Дальше экспедиция направилась к двум скалам, называемым Братьями. Здесь съемки проводились с помощью крана. На Братьях живут редкие ящерицы туатары, а также другая живность.
«На скалах сидели гигантские гекконы. Я поймал несколько штук, чтобы отправить их самолетом на Джерси. Надеюсь, они уже благополучно прибыли. Эту ночь мы все впятером провели в крохотной хижине. Спать нам не давали белокрылые пингвины, устроившие гнездо под полом нашего убежища. Они всю ночь перебранивались, словно пара ослов, и мы никак не могли их утихомирить…
А затем случилось чудо. Мы получили разрешение посетить долину ноторнисов. Ноторнис (которого здесь называют такахе) — это птица, которую считали вымершей, пока случайно не обнаружили несколько особей в удаленной горной долине. Сохранилось около четырехсот пар. Разумеется, долина строго охраняется, и попасть туда можно только по специальному разрешению».
Однако визит в долину, где обитали странные, нелетающие такахе, обернулся разочарованием. «Мы проделали длинный путь вокруг озера и никого не встретили, — писал Джеральд в сценарии фильма. — Это один из самых неприятных уголков страны, где мне только довелось побывать». Через несколько дней Дарреллу все же удалось увидеть такахе в зоопарке Маунт-Кук, где служба охраны дикой природы Новой Зеландии пыталась разводить их в неволе. «Здесь оказалась еще одна редкость, которая привела Джерри в состояние полного восторга, — вспоминал Крис Парсонс. — Здесь жил единственный попугай какапо, самый крупный попугай Новой Зеландии, ведущий ночной образ жизни. С момента его поимки в природе было обнаружено еще несколько таких попугаев. Место их обитания тщательно охранялось, что вселило в Джерри оптимизм относительно их будущего. Он снова стал думать о разведении видов, находящихся на грани вымирания, в неволе и о возвращении их в среду естественного обитания».

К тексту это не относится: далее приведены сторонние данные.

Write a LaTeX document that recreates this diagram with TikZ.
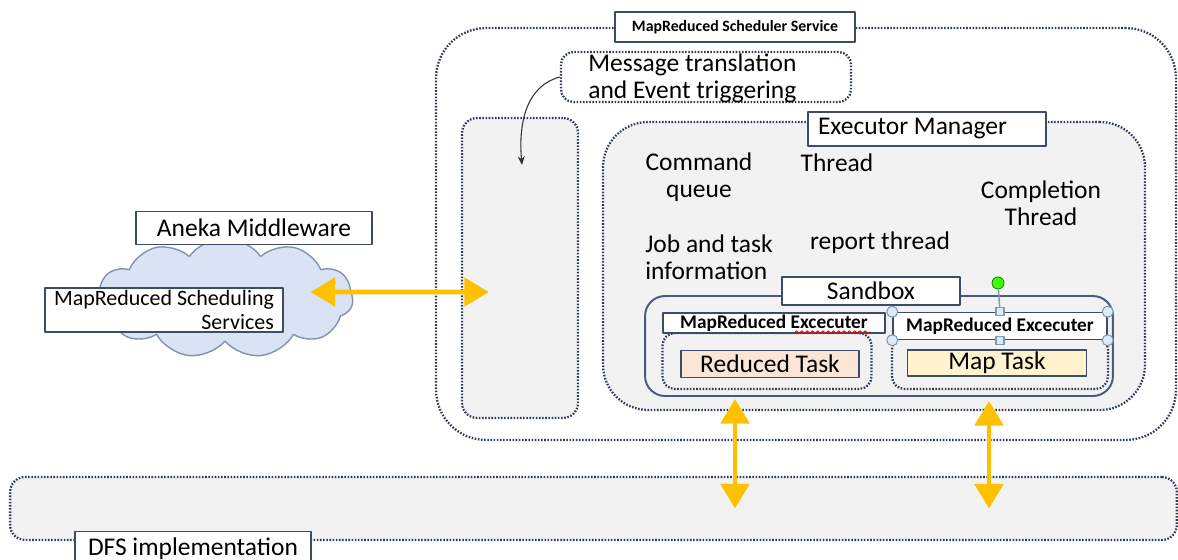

В отличие от предыдущих экспедиций в Африку и Южную Америку, поездка в Новую Зеландию была отлично организована. Это была скорее официальная экскурсия. Посещение же Австралии прошло более безалаберно. Наверное, поэтому Джеки и Джеральд влюбились в Австралию, стоило им сойти с корабля. «Мы сразу же влюбились в Австралию безоговорочно и навсегда, — писал Джеральд. — Если бы мне когда-нибудь пришлось осесть на одном месте (боже сохрани!), я бы, наверное, из всех стран все же выбрал Австралию».